Part of her new life in Durham stemmed from being a few hours removed from her famous family’s legacy in New York: Her father is folk singer-songwriter Loudon Wainwright; her mother is Suzzy Roche, of ’70s vocal trio The Roches; and her brother is the young troubadour Rufus Wainwright. Though she spent a portion of her teenage years touring with her parents, Roche was the family member who was never destined for a career in music. Or so it seemed.
“No one in our family has a real job, a 9 to 5 job,” she says, laughing. Roche rarely played guitar or thought about making music in Durham. “So, when I got a job teaching, they were like, ‘What is that?’ I was the real rebel by not having a music career.”
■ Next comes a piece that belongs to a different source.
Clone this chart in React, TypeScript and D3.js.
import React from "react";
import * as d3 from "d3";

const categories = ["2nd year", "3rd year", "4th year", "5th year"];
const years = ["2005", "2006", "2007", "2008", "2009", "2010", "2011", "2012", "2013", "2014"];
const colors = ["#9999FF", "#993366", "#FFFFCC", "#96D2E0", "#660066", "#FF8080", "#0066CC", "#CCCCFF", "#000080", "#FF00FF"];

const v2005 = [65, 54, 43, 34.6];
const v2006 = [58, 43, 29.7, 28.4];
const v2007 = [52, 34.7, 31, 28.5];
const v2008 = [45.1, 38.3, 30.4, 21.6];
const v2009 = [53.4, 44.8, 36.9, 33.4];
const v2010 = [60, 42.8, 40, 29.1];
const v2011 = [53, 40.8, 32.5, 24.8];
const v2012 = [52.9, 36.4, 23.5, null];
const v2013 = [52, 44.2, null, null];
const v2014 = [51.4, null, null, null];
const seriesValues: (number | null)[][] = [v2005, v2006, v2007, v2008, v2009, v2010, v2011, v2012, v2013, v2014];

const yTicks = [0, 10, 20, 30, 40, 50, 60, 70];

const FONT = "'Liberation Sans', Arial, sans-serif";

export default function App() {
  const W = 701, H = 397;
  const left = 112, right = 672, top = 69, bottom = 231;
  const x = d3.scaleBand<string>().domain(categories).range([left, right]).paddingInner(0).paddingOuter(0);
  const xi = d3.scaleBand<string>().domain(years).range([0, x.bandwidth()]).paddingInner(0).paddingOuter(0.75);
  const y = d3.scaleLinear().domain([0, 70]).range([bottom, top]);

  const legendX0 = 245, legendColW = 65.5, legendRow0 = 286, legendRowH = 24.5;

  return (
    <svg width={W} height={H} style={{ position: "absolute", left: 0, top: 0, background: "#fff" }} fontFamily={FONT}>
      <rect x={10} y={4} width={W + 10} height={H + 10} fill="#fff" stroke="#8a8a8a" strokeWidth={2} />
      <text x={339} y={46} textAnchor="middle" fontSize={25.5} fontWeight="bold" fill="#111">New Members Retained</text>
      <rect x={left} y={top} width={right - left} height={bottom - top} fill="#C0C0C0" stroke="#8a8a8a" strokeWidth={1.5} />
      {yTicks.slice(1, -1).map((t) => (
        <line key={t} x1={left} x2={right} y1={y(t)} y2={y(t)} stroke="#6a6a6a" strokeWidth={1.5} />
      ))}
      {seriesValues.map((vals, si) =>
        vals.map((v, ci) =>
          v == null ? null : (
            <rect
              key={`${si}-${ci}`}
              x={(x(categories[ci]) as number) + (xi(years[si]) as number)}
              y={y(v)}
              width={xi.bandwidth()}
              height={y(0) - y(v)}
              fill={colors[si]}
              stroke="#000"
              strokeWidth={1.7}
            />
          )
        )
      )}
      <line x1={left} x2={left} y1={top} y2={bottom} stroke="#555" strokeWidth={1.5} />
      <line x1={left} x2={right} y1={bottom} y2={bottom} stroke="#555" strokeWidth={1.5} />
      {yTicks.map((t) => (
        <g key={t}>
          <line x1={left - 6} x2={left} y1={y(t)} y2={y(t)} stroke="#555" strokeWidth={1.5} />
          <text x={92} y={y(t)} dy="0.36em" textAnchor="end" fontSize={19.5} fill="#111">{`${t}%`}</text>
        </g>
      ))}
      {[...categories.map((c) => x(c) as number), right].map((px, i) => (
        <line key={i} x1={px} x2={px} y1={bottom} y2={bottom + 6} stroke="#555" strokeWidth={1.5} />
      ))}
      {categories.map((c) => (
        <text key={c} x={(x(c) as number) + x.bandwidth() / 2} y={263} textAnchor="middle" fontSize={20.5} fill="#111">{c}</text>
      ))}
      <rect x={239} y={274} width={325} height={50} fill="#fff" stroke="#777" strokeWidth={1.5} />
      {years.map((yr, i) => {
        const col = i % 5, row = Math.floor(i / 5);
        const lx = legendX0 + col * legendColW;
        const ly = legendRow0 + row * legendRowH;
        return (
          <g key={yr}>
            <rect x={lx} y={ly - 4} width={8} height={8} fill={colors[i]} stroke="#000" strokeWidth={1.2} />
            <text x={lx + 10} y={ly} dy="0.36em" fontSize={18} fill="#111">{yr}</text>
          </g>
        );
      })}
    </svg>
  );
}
But Roche’s romance in Durham ended, and she headed to New York. She found another teaching job and enrolled in grad school. In the summer of 2005, when she was between school sessions, her brother, Rufus, invited her on the road to sing back-up vocals. On stage for those shows, Roche realized she hadn’t escaped the music business as cleanly as she’d imagined. She taught for another year, but started to take time off to work on her songs. In 2006, she made her getaway, and her career has accelerated steadily since. Two EPslast year’s 8 Songs and this year’s 8 Morereveal a writer using imaginative, evocative imagery and a round, pure voice. She’s toured with her mother, father and brother, which allows her to spend more time with them than in recent years: “It’s been good for family relations.”
Later this summer, Roche will spend two weeks on the road with Philadelphia songwriter Amos Lee. First, she’ll play Broad Street Café Friday, June 20. It’s only her third trip to Durham since leaving in 2004 after the relationship that brought her here ended. Listen for “University Drive,” the song that stemmed from the move back north.